• [Written problem]: Each line in the material below, starting at the one with "Emit a web page" and ending at the one with "const pageNumber = '14';", is to be reproduced exactly; no picture is to be copied.

• [Data provided]:
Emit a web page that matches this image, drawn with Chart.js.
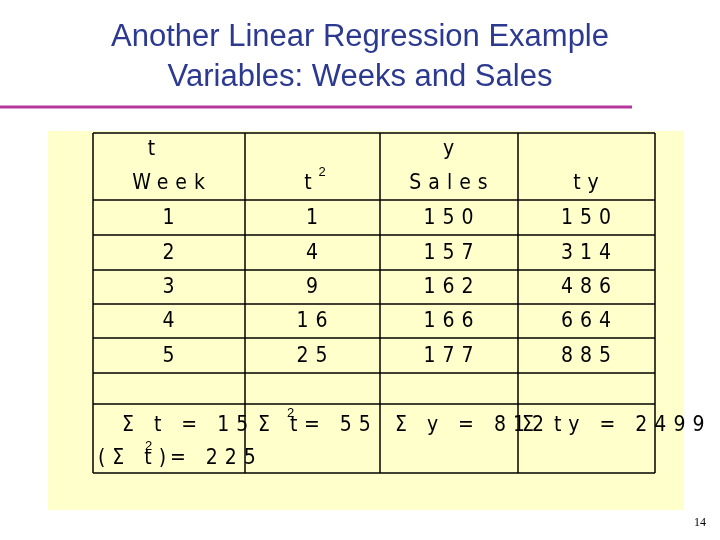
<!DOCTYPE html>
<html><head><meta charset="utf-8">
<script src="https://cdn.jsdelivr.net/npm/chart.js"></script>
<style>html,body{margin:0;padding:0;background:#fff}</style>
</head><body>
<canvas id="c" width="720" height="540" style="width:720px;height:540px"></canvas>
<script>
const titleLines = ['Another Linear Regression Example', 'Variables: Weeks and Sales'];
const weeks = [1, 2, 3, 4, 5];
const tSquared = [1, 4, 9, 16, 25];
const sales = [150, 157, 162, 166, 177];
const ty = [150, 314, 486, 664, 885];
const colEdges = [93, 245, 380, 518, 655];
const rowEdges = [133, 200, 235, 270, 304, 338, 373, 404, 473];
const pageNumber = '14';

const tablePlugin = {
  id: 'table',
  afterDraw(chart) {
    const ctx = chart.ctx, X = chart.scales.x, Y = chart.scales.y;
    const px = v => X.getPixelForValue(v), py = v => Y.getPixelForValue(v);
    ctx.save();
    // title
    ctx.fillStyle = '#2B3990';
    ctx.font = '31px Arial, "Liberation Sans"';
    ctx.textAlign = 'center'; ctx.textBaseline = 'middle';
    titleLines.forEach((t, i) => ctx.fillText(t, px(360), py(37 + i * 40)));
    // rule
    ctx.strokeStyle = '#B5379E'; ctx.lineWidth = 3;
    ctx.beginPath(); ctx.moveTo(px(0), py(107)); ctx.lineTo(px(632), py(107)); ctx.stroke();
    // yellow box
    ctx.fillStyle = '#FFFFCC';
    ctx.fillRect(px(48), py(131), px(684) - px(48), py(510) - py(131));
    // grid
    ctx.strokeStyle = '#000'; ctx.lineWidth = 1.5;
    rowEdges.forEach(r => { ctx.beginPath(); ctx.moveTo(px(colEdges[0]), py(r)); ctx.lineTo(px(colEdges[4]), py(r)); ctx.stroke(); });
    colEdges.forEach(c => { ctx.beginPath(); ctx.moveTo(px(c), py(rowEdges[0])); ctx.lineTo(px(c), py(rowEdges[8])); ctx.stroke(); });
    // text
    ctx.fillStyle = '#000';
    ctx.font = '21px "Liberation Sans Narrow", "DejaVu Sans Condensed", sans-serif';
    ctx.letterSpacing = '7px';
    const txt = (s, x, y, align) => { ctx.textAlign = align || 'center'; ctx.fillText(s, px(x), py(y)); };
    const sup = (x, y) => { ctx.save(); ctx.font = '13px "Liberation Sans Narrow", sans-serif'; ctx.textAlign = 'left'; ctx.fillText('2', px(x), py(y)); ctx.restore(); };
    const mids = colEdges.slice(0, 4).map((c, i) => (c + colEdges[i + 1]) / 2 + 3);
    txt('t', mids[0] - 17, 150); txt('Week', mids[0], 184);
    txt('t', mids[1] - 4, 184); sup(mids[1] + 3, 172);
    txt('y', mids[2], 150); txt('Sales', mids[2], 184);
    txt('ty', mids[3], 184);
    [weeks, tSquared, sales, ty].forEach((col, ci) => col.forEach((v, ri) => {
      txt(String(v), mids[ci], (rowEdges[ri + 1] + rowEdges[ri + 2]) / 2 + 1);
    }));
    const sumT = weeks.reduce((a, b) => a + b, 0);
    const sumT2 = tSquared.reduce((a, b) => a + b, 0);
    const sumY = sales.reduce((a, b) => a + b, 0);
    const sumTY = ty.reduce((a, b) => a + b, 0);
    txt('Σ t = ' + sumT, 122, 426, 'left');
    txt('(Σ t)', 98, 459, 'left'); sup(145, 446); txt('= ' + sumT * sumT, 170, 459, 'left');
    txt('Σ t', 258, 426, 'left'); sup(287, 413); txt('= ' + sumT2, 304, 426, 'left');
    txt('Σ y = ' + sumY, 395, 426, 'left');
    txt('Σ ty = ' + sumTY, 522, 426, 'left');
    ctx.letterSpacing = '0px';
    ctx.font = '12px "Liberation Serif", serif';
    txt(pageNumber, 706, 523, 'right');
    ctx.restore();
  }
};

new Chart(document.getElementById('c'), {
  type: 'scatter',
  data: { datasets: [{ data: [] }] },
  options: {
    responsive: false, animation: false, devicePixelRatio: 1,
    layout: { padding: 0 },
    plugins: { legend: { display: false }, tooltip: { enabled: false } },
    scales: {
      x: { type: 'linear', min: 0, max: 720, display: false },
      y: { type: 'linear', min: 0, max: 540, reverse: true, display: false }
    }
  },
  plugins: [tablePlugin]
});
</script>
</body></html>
---
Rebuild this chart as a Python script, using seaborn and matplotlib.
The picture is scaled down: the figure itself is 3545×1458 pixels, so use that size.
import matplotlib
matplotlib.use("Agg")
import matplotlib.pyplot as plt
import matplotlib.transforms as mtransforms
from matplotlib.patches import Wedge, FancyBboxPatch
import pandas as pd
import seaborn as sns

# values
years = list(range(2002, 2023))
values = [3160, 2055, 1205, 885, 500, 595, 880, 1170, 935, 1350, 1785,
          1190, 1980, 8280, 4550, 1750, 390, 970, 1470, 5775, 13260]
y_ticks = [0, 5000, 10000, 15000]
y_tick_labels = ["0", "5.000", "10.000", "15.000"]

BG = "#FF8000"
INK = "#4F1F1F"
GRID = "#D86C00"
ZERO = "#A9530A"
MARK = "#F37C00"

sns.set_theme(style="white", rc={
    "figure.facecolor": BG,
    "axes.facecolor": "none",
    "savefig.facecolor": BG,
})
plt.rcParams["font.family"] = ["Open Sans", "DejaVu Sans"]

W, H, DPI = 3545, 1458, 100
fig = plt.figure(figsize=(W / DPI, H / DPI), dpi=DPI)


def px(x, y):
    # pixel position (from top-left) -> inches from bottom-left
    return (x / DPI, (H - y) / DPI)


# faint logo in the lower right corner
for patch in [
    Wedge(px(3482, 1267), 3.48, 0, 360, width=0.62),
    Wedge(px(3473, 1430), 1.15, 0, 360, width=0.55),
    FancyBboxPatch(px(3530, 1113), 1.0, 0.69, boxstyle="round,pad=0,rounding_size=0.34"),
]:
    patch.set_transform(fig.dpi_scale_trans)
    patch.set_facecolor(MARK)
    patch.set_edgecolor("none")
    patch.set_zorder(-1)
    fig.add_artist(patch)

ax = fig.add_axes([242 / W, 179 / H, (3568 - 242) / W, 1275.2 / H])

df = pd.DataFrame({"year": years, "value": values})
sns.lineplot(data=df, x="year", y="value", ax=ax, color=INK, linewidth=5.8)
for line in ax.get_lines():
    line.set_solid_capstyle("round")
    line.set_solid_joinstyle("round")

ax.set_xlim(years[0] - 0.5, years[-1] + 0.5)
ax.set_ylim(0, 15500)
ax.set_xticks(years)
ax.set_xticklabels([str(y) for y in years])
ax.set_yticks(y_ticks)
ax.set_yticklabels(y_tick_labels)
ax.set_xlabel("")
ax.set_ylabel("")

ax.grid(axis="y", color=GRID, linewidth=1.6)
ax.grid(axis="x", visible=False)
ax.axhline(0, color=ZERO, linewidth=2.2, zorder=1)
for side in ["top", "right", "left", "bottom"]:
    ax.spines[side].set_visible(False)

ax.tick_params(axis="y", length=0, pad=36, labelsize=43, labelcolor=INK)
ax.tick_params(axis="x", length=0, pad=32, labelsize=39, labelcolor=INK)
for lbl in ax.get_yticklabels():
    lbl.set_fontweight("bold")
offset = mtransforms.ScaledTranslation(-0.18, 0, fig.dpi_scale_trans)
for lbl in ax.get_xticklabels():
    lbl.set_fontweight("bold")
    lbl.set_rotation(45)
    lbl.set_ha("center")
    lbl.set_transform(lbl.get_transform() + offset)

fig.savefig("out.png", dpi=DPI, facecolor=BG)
* * *
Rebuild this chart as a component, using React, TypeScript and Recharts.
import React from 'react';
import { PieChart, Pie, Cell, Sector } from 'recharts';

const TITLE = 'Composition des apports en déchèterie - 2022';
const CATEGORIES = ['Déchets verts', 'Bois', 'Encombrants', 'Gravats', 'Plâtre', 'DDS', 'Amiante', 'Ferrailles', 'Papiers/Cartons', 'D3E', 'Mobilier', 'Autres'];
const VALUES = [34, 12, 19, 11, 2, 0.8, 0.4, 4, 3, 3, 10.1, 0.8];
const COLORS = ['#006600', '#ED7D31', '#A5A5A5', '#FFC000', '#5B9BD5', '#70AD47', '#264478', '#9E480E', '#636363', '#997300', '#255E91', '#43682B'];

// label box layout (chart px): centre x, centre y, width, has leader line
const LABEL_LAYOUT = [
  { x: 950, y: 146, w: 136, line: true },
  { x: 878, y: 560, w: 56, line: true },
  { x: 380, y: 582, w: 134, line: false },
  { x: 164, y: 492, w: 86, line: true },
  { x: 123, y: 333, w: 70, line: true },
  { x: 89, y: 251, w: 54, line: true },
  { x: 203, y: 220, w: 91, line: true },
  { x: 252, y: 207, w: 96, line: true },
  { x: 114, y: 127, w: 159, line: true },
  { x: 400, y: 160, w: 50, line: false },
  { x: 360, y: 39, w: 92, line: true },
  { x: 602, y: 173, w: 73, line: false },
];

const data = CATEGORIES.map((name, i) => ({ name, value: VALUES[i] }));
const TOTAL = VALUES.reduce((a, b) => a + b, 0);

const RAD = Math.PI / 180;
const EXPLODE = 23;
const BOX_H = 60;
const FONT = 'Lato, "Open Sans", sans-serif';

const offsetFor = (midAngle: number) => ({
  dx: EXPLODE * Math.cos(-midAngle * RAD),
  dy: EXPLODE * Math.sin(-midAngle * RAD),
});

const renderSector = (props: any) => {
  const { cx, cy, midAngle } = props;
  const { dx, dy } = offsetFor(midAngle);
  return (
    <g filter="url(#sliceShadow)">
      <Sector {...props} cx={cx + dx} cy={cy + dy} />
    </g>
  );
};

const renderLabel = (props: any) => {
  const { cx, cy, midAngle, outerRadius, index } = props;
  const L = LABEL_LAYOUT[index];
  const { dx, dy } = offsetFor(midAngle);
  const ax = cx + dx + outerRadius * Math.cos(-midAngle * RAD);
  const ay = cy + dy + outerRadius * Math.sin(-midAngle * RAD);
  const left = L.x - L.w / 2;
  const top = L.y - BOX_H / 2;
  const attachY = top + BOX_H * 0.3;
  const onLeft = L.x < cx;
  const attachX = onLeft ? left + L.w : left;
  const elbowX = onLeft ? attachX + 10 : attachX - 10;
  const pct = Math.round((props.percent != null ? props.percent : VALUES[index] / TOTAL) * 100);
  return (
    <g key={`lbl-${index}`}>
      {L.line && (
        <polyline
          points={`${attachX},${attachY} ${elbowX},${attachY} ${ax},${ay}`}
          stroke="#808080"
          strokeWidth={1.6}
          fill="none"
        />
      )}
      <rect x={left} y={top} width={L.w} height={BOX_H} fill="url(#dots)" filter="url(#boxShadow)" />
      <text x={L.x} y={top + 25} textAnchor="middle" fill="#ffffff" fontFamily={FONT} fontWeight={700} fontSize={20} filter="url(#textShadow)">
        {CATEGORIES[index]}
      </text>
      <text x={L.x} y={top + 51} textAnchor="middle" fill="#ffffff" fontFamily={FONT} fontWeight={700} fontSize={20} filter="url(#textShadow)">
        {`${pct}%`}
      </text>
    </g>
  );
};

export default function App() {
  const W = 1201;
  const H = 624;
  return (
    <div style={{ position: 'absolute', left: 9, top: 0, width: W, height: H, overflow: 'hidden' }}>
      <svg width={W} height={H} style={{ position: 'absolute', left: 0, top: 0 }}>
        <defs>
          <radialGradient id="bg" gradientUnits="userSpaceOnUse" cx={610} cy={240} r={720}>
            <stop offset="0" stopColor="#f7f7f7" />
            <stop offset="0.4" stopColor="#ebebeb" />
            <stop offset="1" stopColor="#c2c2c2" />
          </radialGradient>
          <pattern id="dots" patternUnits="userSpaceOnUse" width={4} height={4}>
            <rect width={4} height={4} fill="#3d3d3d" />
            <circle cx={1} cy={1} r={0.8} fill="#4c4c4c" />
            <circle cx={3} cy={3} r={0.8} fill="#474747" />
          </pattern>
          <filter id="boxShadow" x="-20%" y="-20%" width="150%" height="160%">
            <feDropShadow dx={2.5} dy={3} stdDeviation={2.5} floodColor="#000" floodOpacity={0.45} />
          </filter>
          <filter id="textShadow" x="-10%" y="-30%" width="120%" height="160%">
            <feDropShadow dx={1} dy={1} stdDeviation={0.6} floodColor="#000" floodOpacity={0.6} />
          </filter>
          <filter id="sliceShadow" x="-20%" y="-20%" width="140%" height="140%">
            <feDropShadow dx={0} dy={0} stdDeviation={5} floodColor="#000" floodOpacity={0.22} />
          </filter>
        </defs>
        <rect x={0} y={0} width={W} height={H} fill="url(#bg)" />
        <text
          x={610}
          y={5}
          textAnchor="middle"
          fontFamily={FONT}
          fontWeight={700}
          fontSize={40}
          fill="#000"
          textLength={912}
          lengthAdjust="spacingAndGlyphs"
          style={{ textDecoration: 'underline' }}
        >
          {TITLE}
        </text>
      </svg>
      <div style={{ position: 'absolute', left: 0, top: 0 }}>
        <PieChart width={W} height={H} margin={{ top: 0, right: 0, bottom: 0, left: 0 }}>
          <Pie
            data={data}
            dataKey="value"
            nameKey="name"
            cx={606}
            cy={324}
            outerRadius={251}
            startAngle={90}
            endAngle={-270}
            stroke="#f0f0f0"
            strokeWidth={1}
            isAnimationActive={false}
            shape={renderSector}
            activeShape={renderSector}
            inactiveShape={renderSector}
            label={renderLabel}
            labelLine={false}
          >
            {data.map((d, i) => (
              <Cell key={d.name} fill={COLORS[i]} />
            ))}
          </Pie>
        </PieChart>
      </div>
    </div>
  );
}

• [Solution for this problem]:
Emit a web page that matches this image, drawn with Chart.js.
<!DOCTYPE html>
<html><head><meta charset="utf-8">
<script src="https://cdn.jsdelivr.net/npm/chart.js"></script>
<style>html,body{margin:0;padding:0;background:#fff}</style>
</head><body>
<canvas id="c" width="720" height="540" style="width:720px;height:540px"></canvas>
<script>
const titleLines = ['Another Linear Regression Example', 'Variables: Weeks and Sales'];
const weeks = [1, 2, 3, 4, 5];
const tSquared = [1, 4, 9, 16, 25];
const sales = [150, 157, 162, 166, 177];
const ty = [150, 314, 486, 664, 885];
const colEdges = [93, 245, 380, 518, 655];
const rowEdges = [133, 200, 235, 270, 304, 338, 373, 404, 473];
const pageNumber = '14';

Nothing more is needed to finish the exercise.